Stop Acting Your Age, Start Living Your Life
Dr. David Demko, who holds certifications in gerontology and retirement planning, thinks Boomers—otherwise known as people born between 1946 and 1964—have a lot to learn if they are to live longer, healthier, and happier lives, and he is more than willing to teach them. In fact, in this breezy little book, Demko urges Boomers to become “Zoomers,” a term the author coined to represent what he calls “Boomers with ZIP!”
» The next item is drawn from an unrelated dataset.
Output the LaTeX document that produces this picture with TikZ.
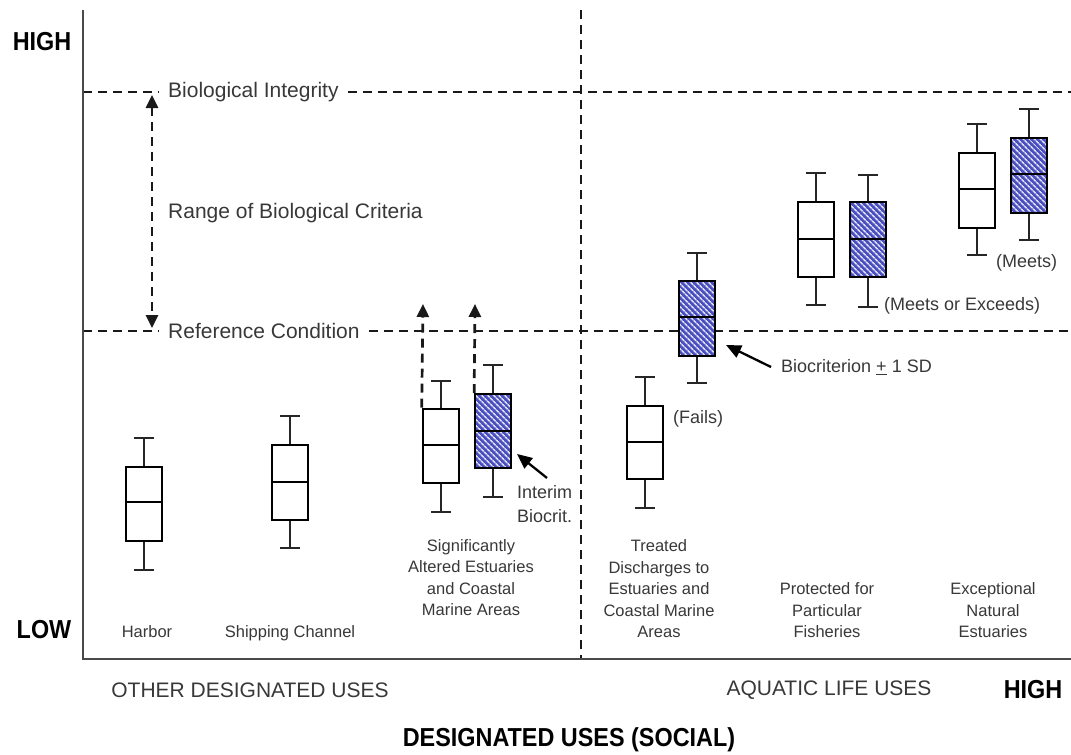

Demko concentrates on nine traits he says Boomers can acquire to turn themselves into Zoomers: Food Fitness, Brain Fitness, Physical Fitness, Social Fitness, Identity Fitness, Spiritual Fitness, Retirement Readiness, Intellectual Fitness, and Constantly Curious. He devotes one chapter to each, providing quick doses of advice followed by additional reading recommendations. In the chapter on food fitness, for example, Demko offers the reader a “food fitness IQ” exercise, along with an overview of nutrition terminology, a six-step plan toward health maintenance, and a collection of eight weight-management concepts.
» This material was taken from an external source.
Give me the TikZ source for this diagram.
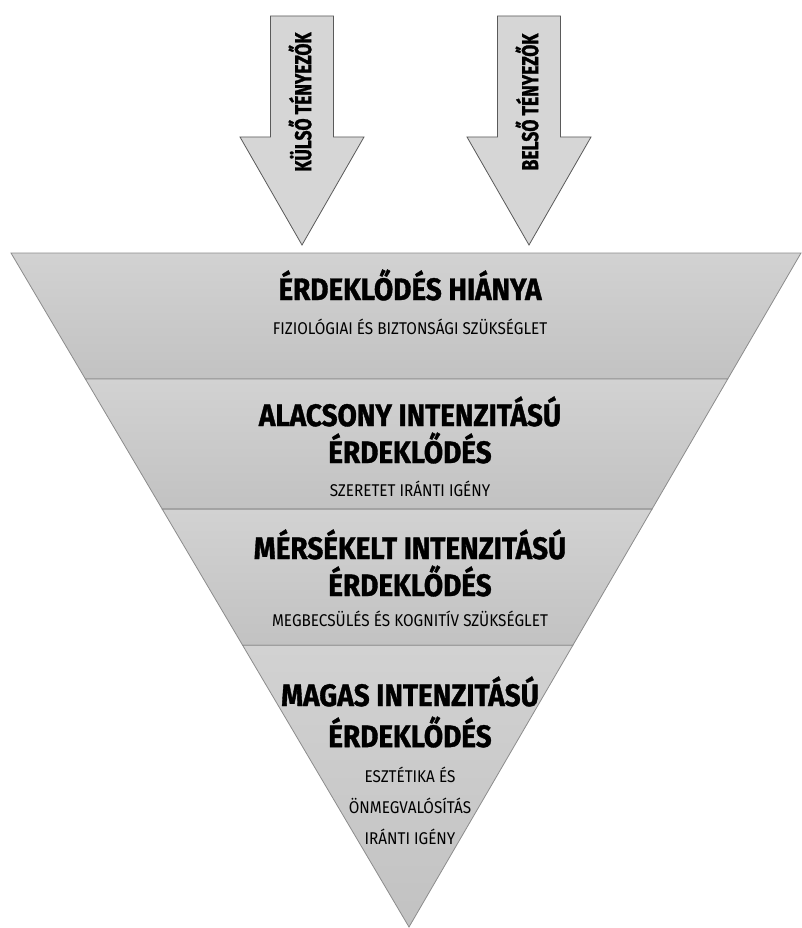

Enhancing the content are the profiles of thirteen Zoomers whose “stories of courage, innovation and hope have been a continuing source of inspiration” to the author. Indeed, some of the stories are absolutely remarkable. Michael Flynt, for instance, returns to finish his college degree and actually plays on the school’s football team—at the age of fifty-nine. Sue Mead, age sixty, fulfills a lifelong dream and becomes the first woman to compete as a race car driver in a sixteen-day, 5,903-mile race called the Dakar Rally. Obviously, Demko intends these stories to illustrate that life isn’t over even as a Boomer ages.
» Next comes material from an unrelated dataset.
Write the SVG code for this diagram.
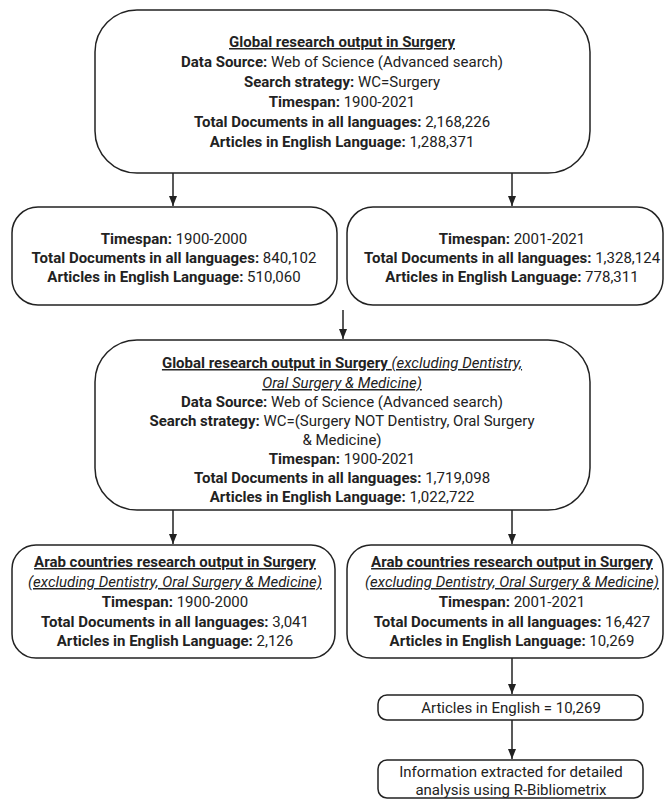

Demko is nothing if not encouraging, informing Boomers that “80 percent of longevity (how long you will live) is determined by lifestyle factors, not the aging process.” The advice he conveys in this volume, based on a decade of research, is clearly designed to target lifestyle and to convince baby boomers that retirement is not so much a stage of life as it is a state of mind.
Many books aimed at the large, aging baby-boom population have been published recently, so this work joins a crowded field. Such texts tend to delve deeply into financial requirements for retirement, or they explore specific options baby boomers should consider to keep themselves occupied in their later years. Dr. Demko’s approach is refreshingly different; rather than preach about one particular aspect of aging, the author covers the entire spectrum of how to be a “Boomer with ZIP.” He prescribes a formula that, if followed, has the potential to improve every Boomer’s quality of life during the aging process. Stop Acting Your Age, Start Living Your Life is a valuable addition to baby-boom literature.